The amendment would limit eligible expenditures to those that are not reimbursed by a third-party. In other words, once the R&D firm begins work on a project for a specific paying client, the expenses it incurs are no longer creditable. If an expenditure for which the credit is claimed is an allocation of an expenditure, the language would require the cost accounting methodology used for the allocation of the expenditure be the same as that used by the taxpayer in its other business activities. The amendment would require that expenditures for which the credit is taken be made after the bill's effective date. The amendment also increases the payroll threshold on the second credit to $75,000 per $1,000,000 of expenditure claimed.



A new section is added to recapture the credit under certain conditions. If the taxpayer ceases operation for at least 180 days within a two-year period after claiming either credit, then additional credits will not be granted for that facility. Further, unclaimed basic and additional credits will be zeroed out. Within 30 days after the 180th trigger day, back gross receipts tax, compensating tax or withholding tax must be paid. Certain exemptions are available for the 180 day trigger.



Finally, the amendment would require TRD to report to the Legislative Finance Committee and the Revenue Stabilization and Tax Policy Committee in October 2003 and annually thereafter on the fiscal and economic impacts of the legislation using the most recent two fiscal years' data. This report must include the number of taxpayers receiving basic or additional credits and associated amounts, the geographic locations of the qualified facilities and the payroll increases subject to confidentiality provisions.



Synopsis of Original Bill



Endorsed by the Economic and Rural Development and Telecommunications Committee. Authorizes two credits, each equal to 5% of qualified expenditures, for qualified research at a qualified facility. Qualified expenditures include certain research, payments for land, improvements, and expenses for operation and maintenance of facilities, buildings, equipment, computer software and upgrades, consultants, New Mexico-based subcontractors, payroll, technical books and manuals and test materials. Expense for equipment used in conjunction with an industrial revenue bond project or which has received a credit under the Capital Equipment Tax Credit Act or the Investment Credit Act would not be eligible. Base payroll is allowed to escalate for inflation.

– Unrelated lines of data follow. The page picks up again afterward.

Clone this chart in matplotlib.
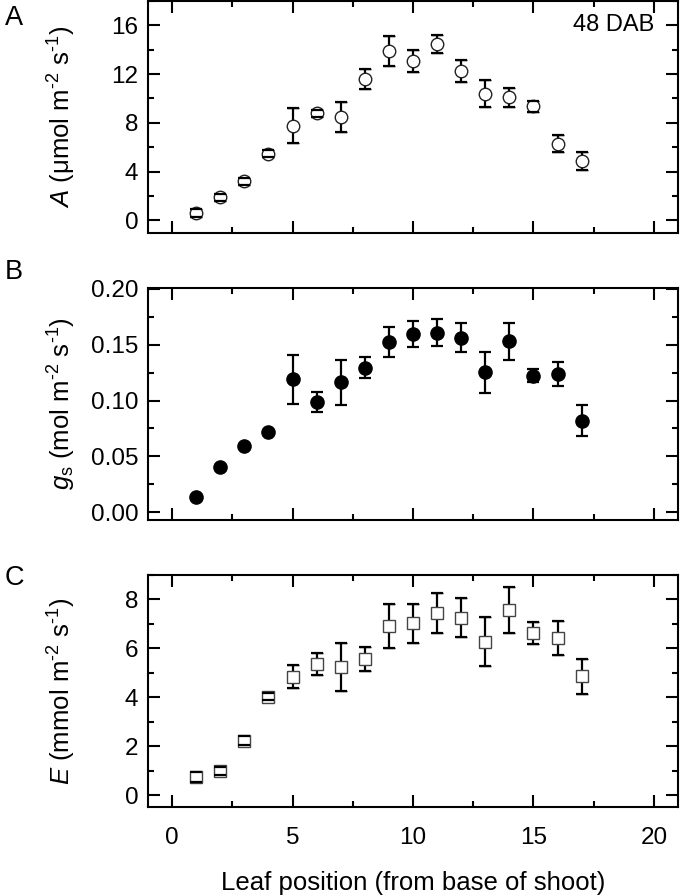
import numpy as np
import matplotlib
matplotlib.use("Agg")
import matplotlib.pyplot as plt
from matplotlib.ticker import MultipleLocator

plt.rcParams["font.family"] = ["Liberation Sans", "DejaVu Sans"]
plt.rcParams["mathtext.fontset"] = "custom"
plt.rcParams["mathtext.rm"] = "Liberation Sans"
plt.rcParams["mathtext.it"] = "Liberation Sans:italic"

leaf = [1, 2, 3, 4, 5, 6, 7, 8, 9, 10, 11, 12, 13, 14, 15, 16, 17]

A_mean = [0.6, 1.9, 3.2, 5.47, 7.77, 8.78, 8.45, 11.6, 13.9, 13.1, 14.5,
          12.25, 10.4, 10.1, 9.35, 6.3, 4.84]
A_err = [0.3, 0.3, 0.3, 0.3, 1.45, 0.3, 1.23, 0.85, 1.25, 0.9, 0.73,
         0.9, 1.1, 0.8, 0.45, 0.7, 0.73]

gs_mean = [0.0137, 0.0404, 0.0597, 0.0722, 0.1189, 0.0984, 0.1162, 0.1293,
           0.1527, 0.1593, 0.1608, 0.1563, 0.1251, 0.153, 0.1224, 0.1236, 0.082]
gs_err = [0.0, 0.0, 0.0, 0.0, 0.0216, 0.009, 0.0203, 0.0095, 0.0134, 0.0116,
          0.0122, 0.013, 0.0184, 0.0165, 0.006, 0.011, 0.0137]

E_mean = [0.75, 0.98, 2.23, 4.03, 4.84, 5.38, 5.25, 5.56, 6.92, 7.02, 7.45,
          7.25, 6.28, 7.56, 6.63, 6.43, 4.86]
E_err = [0.2, 0.15, 0.2, 0.15, 0.46, 0.45, 0.98, 0.5, 0.91, 0.8, 0.83,
         0.8, 1.0, 0.95, 0.44, 0.7, 0.72]

W, H = 680, 896
fig = plt.figure(figsize=(6.8, 8.96), dpi=100)

left = 148 / W
width = 530 / W
boxes = [(1, 232.5), (288.3, 520), (575, 807.3)]
axes = []
for top, bot in boxes:
    ax = fig.add_axes([left, 1 - bot / H, width, (bot - top) / H])
    axes.append(ax)

ax1, ax2, ax3 = axes

ekw = dict(ecolor="black", elinewidth=1.6, capsize=4.5, capthick=1.6, ls="none")
capkw = dict(fmt="none", ecolor="black", elinewidth=0, capsize=4.5,
             capthick=1.6, zorder=4)

ax1.errorbar(leaf, A_mean, yerr=A_err, marker="o", ms=9, mfc="white",
             mec="#222222", mew=1.0, **ekw)
ax1.errorbar(leaf, A_mean, yerr=A_err, **capkw)
ax2.errorbar(leaf, gs_mean, yerr=gs_err, marker="o", ms=9.5, mfc="black",
             mec="black", **ekw)
ax3.errorbar(leaf, E_mean, yerr=E_err, marker="s", ms=9, mfc="white",
             mec="#444444", mew=1.0, **ekw)
ax3.errorbar(leaf, E_mean, yerr=E_err, **capkw)

ax1.set_ylim(-1, 18)
ax1.yaxis.set_major_locator(MultipleLocator(4))
ax1.yaxis.set_minor_locator(MultipleLocator(2))

ax2.set_ylim(-0.007, 0.2005)
ax2.yaxis.set_major_locator(MultipleLocator(0.05))
ax2.yaxis.set_minor_locator(MultipleLocator(0.025))
ax2.yaxis.set_major_formatter(plt.FuncFormatter(lambda v, p: f"{v:.2f}"))

ax3.set_ylim(-0.5, 9)
ax3.yaxis.set_major_locator(MultipleLocator(2))
ax3.yaxis.set_minor_locator(MultipleLocator(1))

for ax in axes:
    ax.set_xlim(-1, 21)
    ax.xaxis.set_major_locator(MultipleLocator(5))
    ax.xaxis.set_minor_locator(MultipleLocator(2.5))
    ax.tick_params(which="both", direction="in", top=True, right=True,
                   width=1.5, labelsize=17.5)
    ax.tick_params(axis="y", pad=7)
    ax.tick_params(axis="x", pad=14)
    ax.tick_params(which="major", length=8.5)
    ax.tick_params(which="minor", length=4.5)
    for s in ax.spines.values():
        s.set_linewidth(1.5)
    if ax is not ax3:
        ax.tick_params(labelbottom=False)

ax3.set_xlabel("Leaf position (from base of shoot)", fontsize=18.5, labelpad=16)

ax1.text(0.955, 0.895, "48 DAB", transform=ax1.transAxes, ha="right",
         va="center", fontsize=17)

ylab = 62 / W
fig.text(ylab, 1 - 116.5 / H, r"$\it{A}$ (μmol m$^{\text{-2}}$ s$^{\text{-1}}$)",
         rotation=90, ha="center", va="center", fontsize=18.5)
fig.text(ylab, 1 - 404 / H, r"$\it{g}_{\rm s}$ (mol m$^{\text{-2}}$ s$^{\text{-1}}$)",
         rotation=90, ha="center", va="center", fontsize=18.5)
fig.text(ylab, 1 - 691 / H, r"$\it{E}$ (mmol m$^{\text{-2}}$ s$^{\text{-1}}$)",
         rotation=90, ha="center", va="center", fontsize=18.5)

for lab, y in [("A", 18), ("B", 272), ("C", 578)]:
    fig.text(14 / W, 1 - y / H, lab, ha="center", va="center", fontsize=19.5)

fig.savefig("out.png", dpi=100)
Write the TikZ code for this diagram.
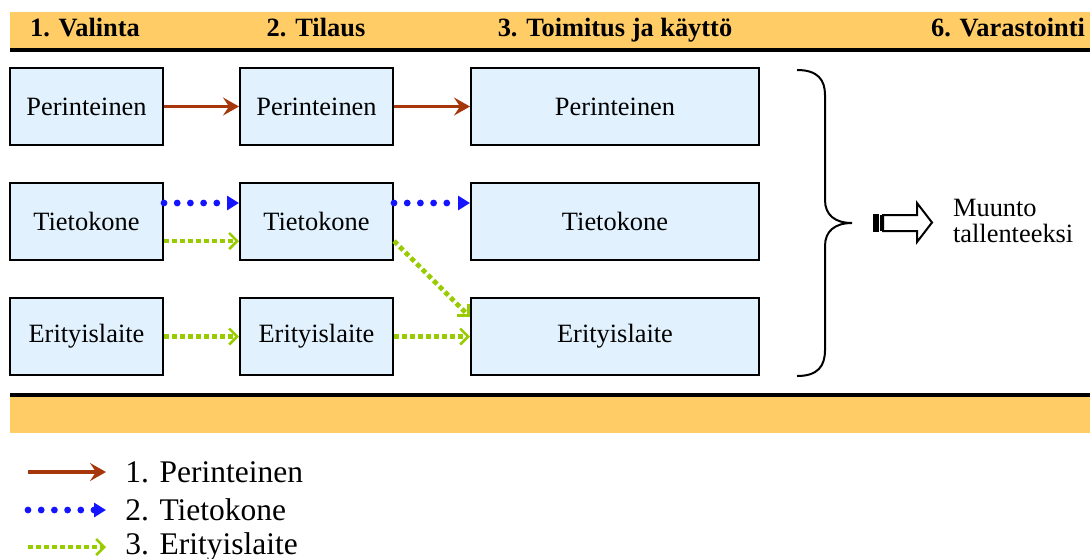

These credits are doubled if the firm is located in a rural area. The credits are split if a married couple files separately. The credits can be rolled over.



The first credit, the "basic credit", can be applied against gross receipts, compensating and withholding taxes. The second credit, the "additional credit", would be available if payroll increases by at least $50,000 over the base payroll expense and if there is at least a $50,000 increase in payroll expense for every $1,000,000 of expenditure claimed. Payroll expenses are defined as cash and non-cash remuneration for "services performed by an employee for an employer". The second credit can be taken against personal or corporate income taxes. The effective date of the bill would be July 1, 2000.



FISCAL IMPLICATIONS



SFC Amendments

TRD has not released a new, revised analysis of the fiscal impacts of the amendments. However, in preliminary analysis, TRD staff agree with LFC that the potential impact is estimated at approximately $5,160.0 in FY01 and $5,640.0 in subsequent years.



HTRC Amendments

After the amendment, TRD estimates the General fund recurring revenue loss of the bill at $8,600.0 for FY01 and $9,400 for a full year. This represents the total impact after all the limitations are incorporated into the bill. The non-reimbursable expenses provision limits creditable expenses to an estimated 25 percent to 33 percent of a typical research and development firm's qualified expenditures. The payroll threshold change is viewed as having only a small effect as expenditures of $1,000,000 by a firm employing highly skilled workers would likely include a $75,000 increase in payroll even in the absence of an income tax credit.



Original Bill

TRD originally estimated the recurring general fund revenue loss of the bill at $16,000.0 in FY01 and $18,000.0 for a full year.



TECHNICAL IMPLICATIONS



TRD recommends carry-forward period should be limited to no more than 5 years.

Ordinarily firms moving out-of-state would no longer be eligible for the credit.

Fiscal impact assumes Sandia National Laboratories are excluded.